* _Do this_: Reply only with how many lines contain the word "chart".

* _Collected material_:

::::

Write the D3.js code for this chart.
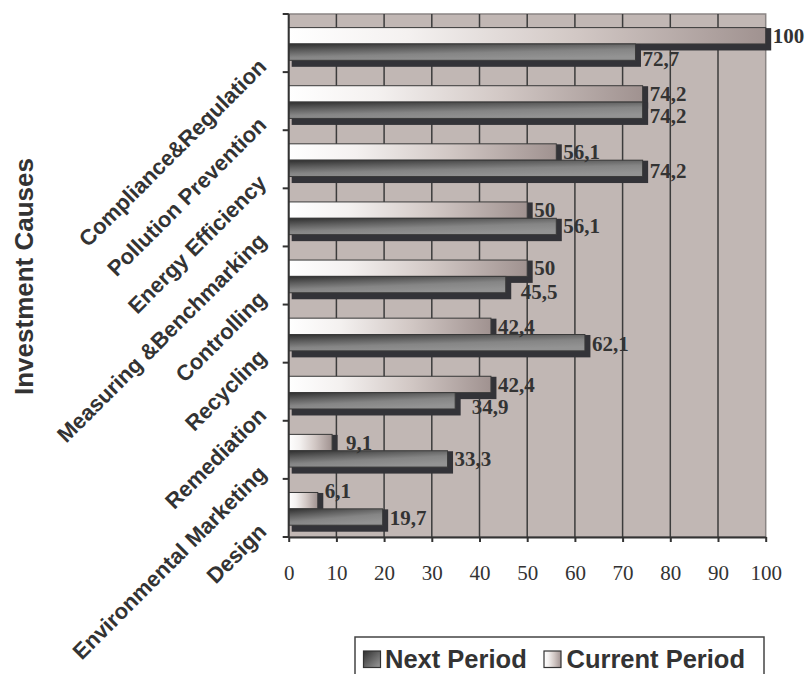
<!DOCTYPE html>
<html>
<head>
<meta charset="utf-8">
<script src="https://cdn.jsdelivr.net/npm/d3@7"></script>
<style>
  html, body { margin: 0; padding: 0; background: #ffffff; }
  svg { display: block; }
  .sans { font-family: Arial, "Liberation Sans", sans-serif; font-stretch: normal; font-weight: bold; }
  .serif { font-family: "Times New Roman", "Liberation Serif", serif; font-stretch: normal; }
</style>
</head>
<body>
<svg id="chart" width="806" height="674"></svg>
<script>
// Investment causes, share of respondents (%)
const categories = [
  "Compliance&Regulation",
  "Pollution Prevention",
  "Energy Efficiency",
  "Measuring &Benchmarking",
  "Controlling",
  "Recycling",
  "Remediation",
  "Environmental Marketing",
  "Design"
];
const currentPeriod = [100, 74.2, 56.1, 50, 50, 42.4, 42.4, 9.1, 6.1];
const nextPeriod    = [72.7, 74.2, 74.2, 56.1, 45.5, 62.1, 34.9, 33.3, 19.7];
const xTicks = [0, 10, 20, 30, 40, 50, 60, 70, 80, 90, 100];
const seriesNames = ["Next Period", "Current Period"];
const axisTitle = "Investment Causes";

// Small per-label nudges [dx, dy] in pixels so neighbouring labels don't collide
const currentLabelShift = [[0,0],[0,0],[0,0],[0,0],[0,0],[0,1],[0,1],[7,0],[0,-10]];
const nextLabelShift    = [[0,7],[0,5.5],[0,3],[0,0],[8,7.5],[0,1],[9.5,6],[0,0],[0,1]];

const svg = d3.select("#chart");
const plot = { left: 288.7, top: 14, width: 477, height: 523 };
const ink = "#333333";

const x = d3.scaleLinear().domain([0, 100]).range([plot.left, plot.left + plot.width]);
const y = d3.scaleBand().domain(categories).range([plot.top, plot.top + plot.height]).padding(0);
const inner = d3.scaleBand().domain(["current", "next"])
  .range([13.6, y.bandwidth() - 11.8]).padding(0);

const fmt = v => String(v).replace(".", ",");

// gradients
const defs = svg.append("defs");
const gCur = defs.append("linearGradient").attr("id", "gradCurrent")
  .attr("x1", 0).attr("y1", 0).attr("x2", 1).attr("y2", 0);
gCur.append("stop").attr("offset", "0%").attr("stop-color", "#ffffff");
gCur.append("stop").attr("offset", "25%").attr("stop-color", "#f4f1f0");
gCur.append("stop").attr("offset", "60%").attr("stop-color", "#d2c8c5");
gCur.append("stop").attr("offset", "100%").attr("stop-color", "#a09290");

const gNext = defs.append("linearGradient").attr("id", "gradNext")
  .attr("x1", 0).attr("y1", 0).attr("x2", 0.5).attr("y2", 1);
gNext.append("stop").attr("offset", "0%").attr("stop-color", "#2f2f2f");
gNext.append("stop").attr("offset", "35%").attr("stop-color", "#5f5f5f");
gNext.append("stop").attr("offset", "65%").attr("stop-color", "#858585");
gNext.append("stop").attr("offset", "100%").attr("stop-color", "#939393");

const gNextLeg = defs.append("linearGradient").attr("id", "gradNextLegend")
  .attr("x1", 0).attr("y1", 0).attr("x2", 1).attr("y2", 1);
gNextLeg.append("stop").attr("offset", "0%").attr("stop-color", "#2f2f2f");
gNextLeg.append("stop").attr("offset", "100%").attr("stop-color", "#9a9a9a");

// plot background
svg.append("rect")
  .attr("x", plot.left).attr("y", plot.top)
  .attr("width", plot.width).attr("height", plot.height)
  .attr("fill", "#c1b7b4")
  .attr("stroke", "#8a8584").attr("stroke-width", 1.5);

// vertical gridlines
svg.append("g").selectAll("line")
  .data(xTicks.filter(t => t > 0 && t < 100))
  .join("line")
  .attr("x1", d => x(d)).attr("x2", d => x(d))
  .attr("y1", plot.top).attr("y2", plot.top + plot.height)
  .attr("stroke", "#3c3c3c").attr("stroke-width", 1.5);

// bars with a dark drop shadow behind each one
const rows = categories.map((c, i) => ({
  cat: c, i,
  bars: [
    { key: "current", value: currentPeriod[i], fill: "url(#gradCurrent)", shift: currentLabelShift[i] },
    { key: "next", value: nextPeriod[i], fill: "url(#gradNext)", shift: nextLabelShift[i] }
  ]
}));

const barData = rows.flatMap(r => r.bars.map(b => {
  const y0 = y(r.cat) + inner(b.key);
  return { ...b, x0: x(0), x1: x(b.value), y0, y1: y0 + inner.bandwidth() };
}));

const barG = svg.append("g");
barData.forEach(b => {
  const g = barG.append("g");
  g.append("rect")
    .attr("x", b.x0 + 3).attr("y", b.y0 + 0.5)
    .attr("width", b.x1 - b.x0 + 2.5).attr("height", b.y1 - b.y0 + 6)
    .attr("fill", "#333338");
  g.append("rect")
    .attr("x", b.x0).attr("y", b.y0)
    .attr("width", b.x1 - b.x0).attr("height", b.y1 - b.y0)
    .attr("fill", b.fill)
    .attr("stroke", "#3a3a3a").attr("stroke-width", 1);
});

// value labels
svg.append("g").selectAll("text")
  .data(barData)
  .join("text")
  .attr("class", "serif")
  .attr("x", d => d.x1 + 7 + d.shift[0])
  .attr("y", d => (d.y0 + d.y1) / 2 + 7 + d.shift[1])
  .attr("font-weight", "bold")
  .attr("font-size", 21)
  .attr("fill", ink)
  .text(d => fmt(d.value));

// y axis (category boundaries)
const yEdges = categories.map(c => y(c)).concat([plot.top + plot.height]);
svg.append("line")
  .attr("x1", plot.left).attr("x2", plot.left)
  .attr("y1", plot.top).attr("y2", plot.top + plot.height)
  .attr("stroke", ink).attr("stroke-width", 2);
svg.append("g").selectAll("line")
  .data(yEdges)
  .join("line")
  .attr("x1", plot.left - 6).attr("x2", plot.left)
  .attr("y1", d => d).attr("y2", d => d)
  .attr("stroke", ink).attr("stroke-width", 2);

// x axis
const xAxis = d3.axisBottom(x).tickValues(xTicks).tickSize(5).tickPadding(23).tickSizeOuter(0);
const xg = svg.append("g")
  .attr("transform", `translate(0,${plot.top + plot.height})`)
  .call(xAxis);
xg.attr("font-family", null).attr("font-size", null);
xg.select(".domain").attr("stroke", ink).attr("stroke-width", 2);
xg.selectAll(".tick line").attr("stroke", ink).attr("stroke-width", 2);
xg.selectAll(".tick text")
  .attr("class", "serif")
  .attr("font-size", 21)
  .attr("fill", ink);

// category labels, rotated
svg.append("g").selectAll("text")
  .data(categories)
  .join("text")
  .attr("class", "sans")
  .attr("transform", d => `translate(${plot.left - 21},${y(d) + y.bandwidth() - 4}) rotate(-45)`)
  .attr("text-anchor", "end")
  .attr("font-size", 22)
  .attr("fill", ink)
  .text(d => d);

// axis title
svg.append("text")
  .attr("class", "sans")
  .attr("transform", `translate(33,${plot.top + plot.height / 2 + 1}) rotate(-90)`)
  .attr("text-anchor", "middle")
  .attr("font-size", 26)
  .attr("fill", ink)
  .text(axisTitle);

// legend
const legend = svg.append("g").attr("transform", "translate(355,637)");
legend.append("rect")
  .attr("x", 0).attr("y", 0).attr("width", 409).attr("height", 60)
  .attr("fill", "#ffffff").attr("stroke", "#444444").attr("stroke-width", 1.5);
const legendItems = [
  { name: seriesNames[0], fill: "url(#gradNextLegend)", sx: 8.5, tx: 30 },
  { name: seriesNames[1], fill: "url(#gradCurrent)", sx: 189, tx: 211.5 }
];
legendItems.forEach(it => {
  legend.append("rect")
    .attr("x", it.sx).attr("y", 14).attr("width", 17).attr("height", 16.5)
    .attr("fill", it.fill).attr("stroke", "#333333").attr("stroke-width", 1.2);
  legend.append("text")
    .attr("class", "sans")
    .attr("x", it.tx).attr("y", 30.5)
    .attr("font-size", 25.5)
    .attr("fill", ink)
    .text(it.name);
});
</script>
</body>
</html>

::::

* _Finished answer_: 3